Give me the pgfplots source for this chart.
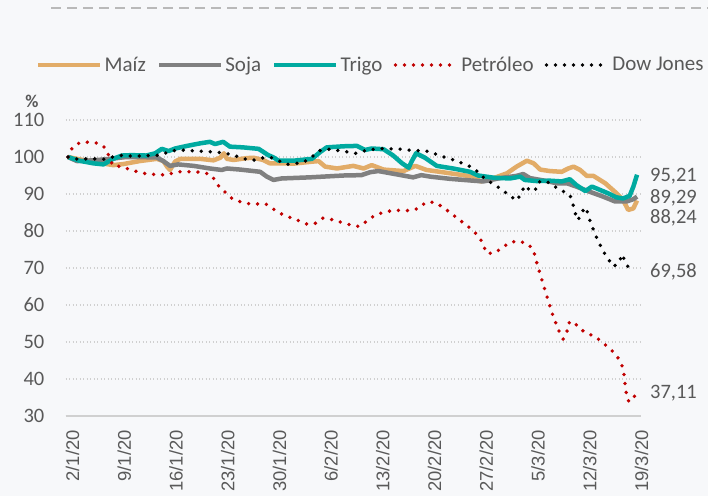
\documentclass[border=0pt]{standalone}
\usepackage{pgfplots}
\pgfplotsset{compat=1.18}
\usepackage{fontspec}
\setmainfont{Carlito}
\newfontfamily\xfont{Liberation Sans}
\definecolor{bg}{HTML}{F7F8FA}
\definecolor{txt}{HTML}{595959}
\definecolor{maiz}{HTML}{E2AC68}
\definecolor{soja}{HTML}{808080}
\definecolor{trigo}{HTML}{00AAA0}
\definecolor{petro}{HTML}{C00000}
\definecolor{gridc}{HTML}{D0D0D0}

\begin{document}
\begin{tikzpicture}
\path[use as bounding box, fill=bg] (0pt,0pt) rectangle (708pt,496pt);
\draw[gray!55, line width=2pt, dash pattern=on 10pt off 6pt] (51pt,488pt) -- (708pt,488pt);
\node[font=\fontsize{18}{20}\selectfont\bfseries, text=txt, inner sep=0pt] at (32pt,395pt) {\%};

\begin{axis}[
    at={(65.5pt,80pt)}, anchor=south west,
    scale only axis, width=574.5pt, height=296pt,
    xmin=-0.34, xmax=77.4, ymin=30, ymax=110,
    clip=false,
    axis line style={draw=none},
    tick style={draw=none},
    ytick={30,40,...,110},
    ymajorgrids,
    grid style={gridc, line width=1.3pt, dash pattern=on 1.3pt off 2.2pt},
    xtick={0,7,...,77},
    xticklabels={2/1/20,9/1/20,16/1/20,23/1/20,30/1/20,6/2/20,13/2/20,20/2/20,27/2/20,5/3/20,12/3/20,19/3/20},
    xticklabel style={xshift=4.5pt, yshift=-14pt, rotate=90, anchor=east, inner sep=0pt,
        font=\xfont\fontsize{18.4}{20}\selectfont, text=txt},
    yticklabel style={anchor=east, inner sep=0pt, xshift=-21pt,
        font=\fontsize{20.5}{24}\selectfont, text=txt},
    /pgf/number format/assume math mode=true,
    legend columns=5,
    legend cell align=left,
    legend style={at={(-0.0513,1.1858)}, anchor=west, draw=none, fill=none, inner sep=0pt,
        font=\fontsize{21}{24}\selectfont, text=txt,
        nodes={inner sep=2pt},
        /tikz/every even column/.append style={column sep=9pt}},
    legend image code/.code={\draw[#1] (0pt,0pt) -- (62pt,0pt);},
    every axis plot/.append style={line join=round},
]
\draw[gridc, line width=2pt] (axis cs:-0.34,30) -- (axis cs:77.4,30);

% Maiz
\addplot[maiz, line width=4.5pt] coordinates {
(0,100) (2,99.2) (4,98.5) (6.1,97.8) (7.5,98.1) (9.7,98.9) (12.0,99.5) (12.9,98.9)
(13.4,97.4) (13.8,96.5) (14.5,98.8) (15.2,99.5) (17.9,99.5) (19.7,99.1) (20.6,99.8)
(21.1,101.0) (21.5,99.5) (22.4,99.2) (24.2,99.7) (25.1,99.8) (26.4,99.2) (27.3,98.3)
(28.7,98.3) (30.5,98.2) (32.3,98.6) (33.9,98.9) (34.8,97.4) (36.4,96.9) (38.6,97.6)
(40.0,96.9) (41.1,97.8) (42.7,96.6) (45.4,96.2) (47.0,97.6) (48.5,96.5) (51.7,95.6)
(54.8,94.7) (55.8,93.4) (57.6,94.3) (59.4,95.6) (60.7,97.4) (62.1,99.0) (63.0,98.3)
(63.9,96.6) (65.2,96.2) (66.8,96.0) (67.7,96.9) (68.4,97.4) (69.3,96.5) (70.2,94.9)
(71.1,94.9) (72.7,92.9) (74.0,90.6) (75.1,88.4) (75.8,85.7) (76.5,86.1) (77,88.24)
};
\addlegendentry{Maíz}

% Soja
\addplot[soja, line width=4.5pt] coordinates {
(0,100) (1.2,98.9) (3.4,99.1) (5.7,99.5) (7.9,100.0) (12.0,99.9) (12.9,98.9) (13.8,97.6)
(14.9,98.0) (17,97.6) (19.2,96.9) (20.8,96.5) (21.5,96.9) (23.3,96.6) (26.0,96.0)
(26.9,94.7) (27.8,93.8) (28.9,94.2) (32.7,94.5) (37.3,95.0) (39.7,95.1) (40.9,95.9)
(42.0,96.2) (44.5,95.3) (46.7,94.5) (47.8,95.1) (49.0,94.7) (51.7,94.1) (54.8,93.6)
(56.2,93.4) (58.5,94.3) (60.7,94.9) (61.6,95.4) (62.5,94.3) (64.8,93.5) (66.1,92.9)
(67.5,92.9) (68.8,92.0) (70.6,90.6) (72.4,89.3) (74.0,88.0) (75.6,88.0) (76.5,88.6) (77,89.29)
};
\addlegendentry{Soja}

% Trigo
\addplot[trigo, line width=4.5pt] coordinates {
(0,100) (1.5,99.0) (3.4,98.3) (4.8,98.0) (6.1,99.5) (7.3,100.4) (8.6,100.5) (10.6,100.4)
(11.8,101.0) (12.7,102.2) (13.6,101.6) (14.5,102.3) (16.1,103.0) (17.9,103.7) (19.2,104.1)
(19.9,103.5) (21.0,104.1) (21.9,102.8) (23.7,102.6) (25.8,102.2) (27.1,100.5) (27.8,99.9)
(28.5,99.0) (30.5,99.0) (33,99.5) (34.1,101.3) (35,102.6) (37.3,102.9) (39.1,103.0)
(40.2,101.9) (41.1,102.3) (42.7,102.1) (44.0,100.4) (45.2,98.3) (46.1,97.1) (46.5,98.8)
(47.1,101.0) (48.3,99.8) (49.9,97.6) (52.1,96.9) (54.4,96.0) (55.5,95.0) (57.6,94.4)
(59.8,94.2) (61.2,94.7) (61.8,93.8) (63.4,93.5) (65.2,93.6) (66.8,93.4) (67.9,94.0)
(68.8,92.4) (70.0,90.8) (70.9,92.0) (72.0,91.1) (73.3,90.0) (74.2,89.1) (75.1,88.8)
(76.0,89.5) (76.5,92.0) (77,95.21)
};
\addlegendentry{Trigo}

% Petroleo
\addplot[petro, line width=3.8pt, line cap=round, dash pattern=on 0pt off 9pt] coordinates {
(0,100) (0.6,102.6) (1.7,104.0) (3.0,104.0) (4.2,103.7) (5.2,102.2) (5.6,99.8) (6.1,97.6)
(7.3,97.4) (8.5,96.5) (9.8,95.8) (11,95.3) (12.2,95.3) (13.4,95.1) (14.6,96.0) (15.8,96.0)
(17.1,96.0) (18.4,95.8) (19.5,95.0) (20.1,92.7) (21,91.1) (21.9,89.1) (23,88.1) (24.3,87.4)
(25.5,87.3) (26.7,87.4) (27.8,85.9) (28.8,84.7) (30,83.7) (31.2,82.8) (32.4,81.8) (33.4,82.0)
(34.5,83.5) (35.7,83.1) (36.9,82.4) (38.1,81.7) (39.4,81.2) (40.4,82.6) (41.4,84.1)
(42.6,85.0) (43.8,85.5) (45.0,85.6) (46.3,85.5) (47.4,86.1) (48.4,87.7) (49.6,87.8)
(50.6,86.6) (51.7,85.0) (52.7,83.4) (53.7,81.9) (54.7,80.3) (55.6,78.5) (56.2,76.4)
(56.6,74.0) (57.6,74.0) (58.7,75.3) (59.7,76.9) (60.9,77.3) (62.2,76.6) (63.0,74.8)
(63.3,72.3) (64.4,65.0) (65.5,57.8) (66.4,53.1) (67.0,50.8) (67.5,52.6) (67.7,55.1)
(68.4,55.6) (69.2,53.6) (70.2,52.4) (71.4,51.4) (72.4,49.7) (73.4,48.1) (74.2,46.4)
(74.9,44.2) (75.2,41.7) (75.5,36.7) (75.8,34.1) (76.4,34.1) (77,37.11)
};
\addlegendentry{Petróleo}

% Dow Jones
\addplot[black, line width=3.8pt, line cap=round, dash pattern=on 0pt off 9pt] coordinates {
(0,100) (1.3,99.4) (2.5,99.5) (3.8,99.5) (5.0,99.4) (6.2,100.1) (7.4,100.5) (8.7,100.2)
(10,100.3) (11.2,100.4) (12.5,100.5) (13.7,101.5) (14.9,101.9) (16.2,101.8) (17.5,101.6)
(18.7,101.5) (20,101.3) (21.2,101.1) (22.5,100.4) (23.7,99.6) (24.9,99.0) (26.1,99.7)
(27.3,100.0) (28.3,99.2) (29.5,98.0) (30.7,98.2) (31.9,98.6) (33,100) (34,101.7)
(35.2,102.1) (36.4,101.8) (37.7,101.4) (38.9,101.0) (40.2,101.7) (41.4,102.1) (42.6,102.3)
(43.9,102.2) (45.1,102.1) (46.4,101.8) (47.6,101.7) (48.9,101.5) (50,100.6) (51.2,99.8)
(52.5,99.0) (53.6,98.1) (54.8,97.1) (55.7,95.5) (56.5,93.9) (57.6,92.7) (58.6,91.3)
(59.7,89.7) (60.7,88.2) (61.3,90.0) (61.8,92.3) (62.5,91.0) (63.2,90.9) (63.6,93.2)
(64.6,93.6) (65.7,92.2) (66.8,90.9) (67.9,89.8) (68.3,87.5) (68.6,85.0) (69.0,82.9)
(69.5,85.1) (70.1,86.4) (70.4,84.1) (71.3,79.2) (72.4,74.6) (73.1,72.4) (73.8,70.4)
(74.5,71.3) (75.0,73.7) (75.4,71.6) (76,69.58)
};
\addlegendentry{Dow Jones}

\begin{scope}[every node/.style={anchor=west, inner sep=0pt, text=txt, font=\fontsize{20.5}{22}\selectfont}]
\node at (axis cs:78.75,94.7) {95,21};
\node at (axis cs:78.75,89.0) {89,29};
\node at (axis cs:78.75,83.7) {88,24};
\node at (axis cs:78.75,68.9) {69,58};
\node at (axis cs:78.75,36.2) {37,11};
\end{scope}
\end{axis}
\end{tikzpicture}
\end{document}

.....

[Objective]
Copy exactly the lines running from the beginning of the listing through the line that has "text=txt, inner sep=0pt]". Drop the pictures.

[Solution]
Give me the pgfplots source for this chart.
\documentclass[border=0pt]{standalone}
\usepackage{pgfplots}
\pgfplotsset{compat=1.18}
\usepackage{fontspec}
\setmainfont{Carlito}
\newfontfamily\xfont{Liberation Sans}
\definecolor{bg}{HTML}{F7F8FA}
\definecolor{txt}{HTML}{595959}
\definecolor{maiz}{HTML}{E2AC68}
\definecolor{soja}{HTML}{808080}
\definecolor{trigo}{HTML}{00AAA0}
\definecolor{petro}{HTML}{C00000}
\definecolor{gridc}{HTML}{D0D0D0}

\begin{document}
\begin{tikzpicture}
\path[use as bounding box, fill=bg] (0pt,0pt) rectangle (708pt,496pt);
\draw[gray!55, line width=2pt, dash pattern=on 10pt off 6pt] (51pt,488pt) -- (708pt,488pt);
\node[font=\fontsize{18}{20}\selectfont\bfseries, text=txt, inner sep=0pt] at (32pt,395pt) {\%};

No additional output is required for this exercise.